Since the Super Bowl cancelled roleplaying and we had nothing particular to do this past weekend, we decided to do something I've always wanted to try: watching a whole season of 24 straight through. Well, not completely straight through -- we didn't do it in one sitting! I'm not strong enough for that, though I really wonder what it'd be like. But we started Friday evening and finished Sunday afternoon, without watching anything else in between.
Because of the crush of stuff to do we have fallen several seasons behind on 24, which we allowed ourselves to do because it's more fun to watch on DVD anyway. So we watched season 4. If you haven't seen that, spoilers may follow. Season 4, in case you don't recall, introduces Secretary of Defense Heller and his daughter Audrey.
I definitely enjoyed this season and I felt like watching it back to back enhances it more than the suspense of having to wait a week does. I liked it better than season 2 (which was nicely plotted, but veered too far into unbelievability at times) and season 3 (which felt scattered to me, though that might be my fault, I was a little scattered watching it; never figured out if it was unfocused and that's why my interest faded, or if my scattered attention is what made it seem unfocused).
Season 1 of course had that "first season" freshness and it didn't pull any punches or pander to its audience. On the other hand, its plot was a little uneven. For good reason: they only got a greenlight for 13 episodes with a hope to renew for the other 11, and in a decision that every science fiction fan can get behind, decided to set the story up so it would have a satisfactory ending after 13 episodes. Naturally they put hooks in for the other half, but of course the priority was on the episodes they had approved, to make sure they were good enough to get the renewal. Plus they couldn't get actor contracts through the whole season for all the incidental characters so they couldn't count on actors remaining available, and killed off some of the characters earlier than might have ultimately been ideal. So there was a bit of a lull in the middle of the season, then a few dumb plot twists (don't remind me about the amnesia bit!) before it wrapped up for a great ending. One can't help wonder how great season 1 could have been if they'd had the greenlight for all 24, but you can't blame the creators for the flaws.
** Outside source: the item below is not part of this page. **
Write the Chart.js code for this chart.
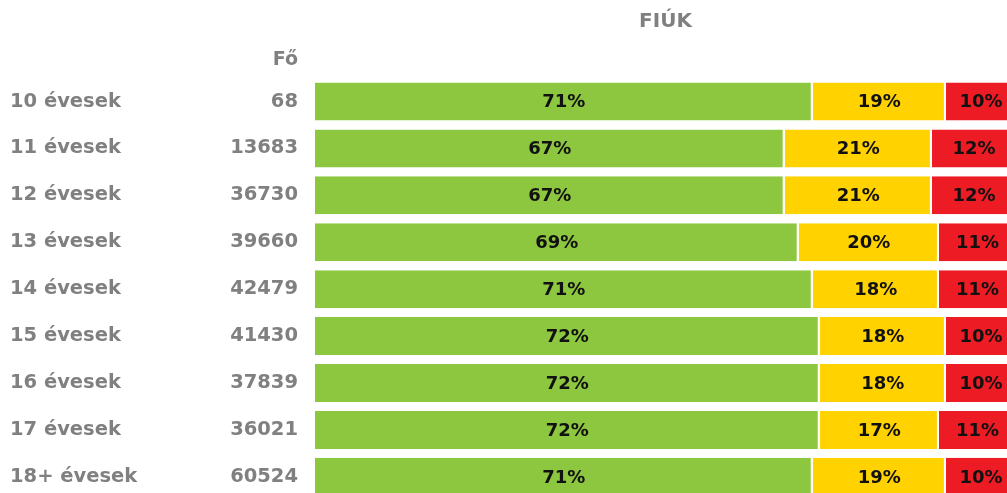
<!DOCTYPE html>
<html>
<head>
<meta charset="utf-8">
<script src="https://cdn.jsdelivr.net/npm/chart.js@4.4.1/dist/chart.umd.min.js"></script>
<style>
  html, body { margin: 0; padding: 0; background: #fff; overflow: hidden; }
</style>
</head>
<body>
<canvas id="fiukChart" width="1016" height="529"></canvas>
<script>
// data
const ages = ['10 évesek', '11 évesek', '12 évesek', '13 évesek', '14 évesek', '15 évesek', '16 évesek', '17 évesek', '18+ évesek'];
const counts = ['68', '13683', '36730', '39660', '42479', '41430', '37839', '36021', '60524'];
const good = [71, 67, 67, 69, 71, 72, 72, 72, 71];
const mid = [19, 21, 21, 20, 18, 18, 18, 17, 19];
const bad = [10, 12, 12, 11, 11, 10, 10, 11, 10];

const greyText = '#808080';
const fontFam = '"DejaVu Sans", sans-serif';

// header texts + percent labels inside the bars
const extras = {
    id: 'extras',
    afterDatasetsDraw(chart) {
        const ctx = chart.ctx;
        ctx.save();
        ctx.font = 'bold 18px ' + fontFam;
        ctx.fillStyle = '#111';
        ctx.textAlign = 'center';
        ctx.textBaseline = 'middle';
        chart.data.datasets.forEach(function(ds, i) {
            chart.getDatasetMeta(i).data.forEach(function(bar, j) {
                ctx.fillText(ds.data[j] + '%', (bar.x + bar.base) / 2, bar.y + 1);
            });
        });
        ctx.fillStyle = greyText;
        ctx.font = 'bold 20px ' + fontFam;
        ctx.fillText('FIÚK', (chart.chartArea.left + chart.chartArea.right) / 2, 22);
        ctx.font = 'bold 19px ' + fontFam;
        ctx.textAlign = 'right';
        ctx.fillText('Fő', 298, 60);
        ctx.restore();
    }
};

new Chart(document.getElementById('fiukChart').getContext('2d'), {
    type: 'bar',
    data: {
        labels: ages,
        datasets: [
            { data: good, backgroundColor: '#8dc63f' },
            { data: mid, backgroundColor: '#ffd200' },
            { data: bad, backgroundColor: '#ed1c24' }
        ]
    },
    options: {
        indexAxis: 'y',
        responsive: false,
        animation: false,
        datasets: {
            bar: {
                barPercentage: 0.81,
                categoryPercentage: 1,
                borderWidth: { left: 0, top: 0, bottom: 0, right: 2 },
                borderColor: '#ffffff',
                borderSkipped: false
            }
        },
        layout: { padding: { left: 10, top: 78, bottom: 0, right: 0 } },
        plugins: {
            legend: { display: false },
            tooltip: { enabled: false }
        },
        scales: {
            x: { stacked: true, min: 0, max: 100, display: false },
            y: {
                stacked: true,
                position: 'left',
                weight: 1,
                grid: { display: false, drawTicks: false },
                border: { display: false },
                ticks: { crossAlign: 'far', padding: 0, color: greyText, font: { family: fontFam, size: 19.5, weight: 'bold' } },
                afterFit(scale) { scale.width = 190; }
            },
            cnt: {
                type: 'category',
                labels: counts,
                position: 'left',
                weight: 0,
                offset: true,
                grid: { display: false, drawTicks: false },
                border: { display: false },
                ticks: { padding: 17, color: greyText, font: { family: fontFam, size: 19.5, weight: 'bold' } },
                afterFit(scale) { scale.width = 115; }
            }
        }
    },
    plugins: [extras]
});
</script>
</body>
</html>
Season 4 had tight plotting that knitted together a lot of stuff into a single story with a lot of twists but nothing (well, almost) that didn't follow from earlier stuff. There's hints in the early episodes about things that don't become clear until much later, and it's fun trying to figure out where it's going. It was also enjoyable to start with only a few characters from previous seasons (Jack, Chloe, Erin Driscoll, and President Keeler) and then start seeing others appear, but with each one being a plot twist of its own. And I loved the dynamic between Chloe and Edgar -- the scene near the end where they talk about Chloe's lack of emotional fallout from her activities in the field was precious.
One thing I can fault this season with, though, was a decidedly conservative slant on a few things. I should not be, and am not, really surprised that Fox would nudge the show in that direction, but it was still a bit jarring when it happened, especially given how liberal-leaning earlier seasons were (particularly in the person of Senator and then President Palmer). We saw a fair amount of it in Secretary Heller, who was definitely a conservative and who often got to depict his views in clear, strong words against others (most notably his son) who depicted their side extremely poorly. Heller also had the advantage of being put into fictional circumstances which justified all his attitudes and gave him a chance to be noble and heroic as he espoused them.
But where they got really heavy-handed was later in the season when they brought in an Amnesty Global (a very thin disguise for Amnesty International) lawyer working (unwittingly, at least) for the terrorists by demanding due process for a captive in CTU's custody. Our heroes needed to torture this suspect since he was their only lead on the terrorists (and we can set aside for the moment how torture gets good intel on TV shows like 24 but not in real life, since that's true no matter what the show's political leanings are). Eventually Jack had to go renegade just to torture the guy. The story didn't really follow what happened to him after that.
The show depicted this suspect as being able to almost but not quite get off entirely because he claimed that he had no connections to the terrorists. But CTU agents (quite a few of them) plainly saw him having cordial relations with the one he later claimed he did not know, and who attacked him and tried to steal his boat. Inexplicably, no one called him on this issue, nor on the fact that he was lying to law enforcement agencies.
Nothing in this would have forced him to tell them what they needed to know, of course. But the show depicted it as if CTU barely even had grounds to hold him. Realistically, even the Amnesty "Global" lawyer, on learning that the suspect had been seen by multiple credible witnesses doing business with a known terrorist responsible for attacks on US citizens on US soil, and then lied about it to law enforcement in his presence, would have advised his client to come clean and divulge whatever information he had in order to substantially reduce his sentence. (Brenda Lee from The Closer would have had him singing in five seconds without even looking cross at him.)
It didn't really ruin my enjoyment of the show; bigger plot holes get dodged like flying bullets in every act. But I hope that it doesn't continue to escalate in later seasons.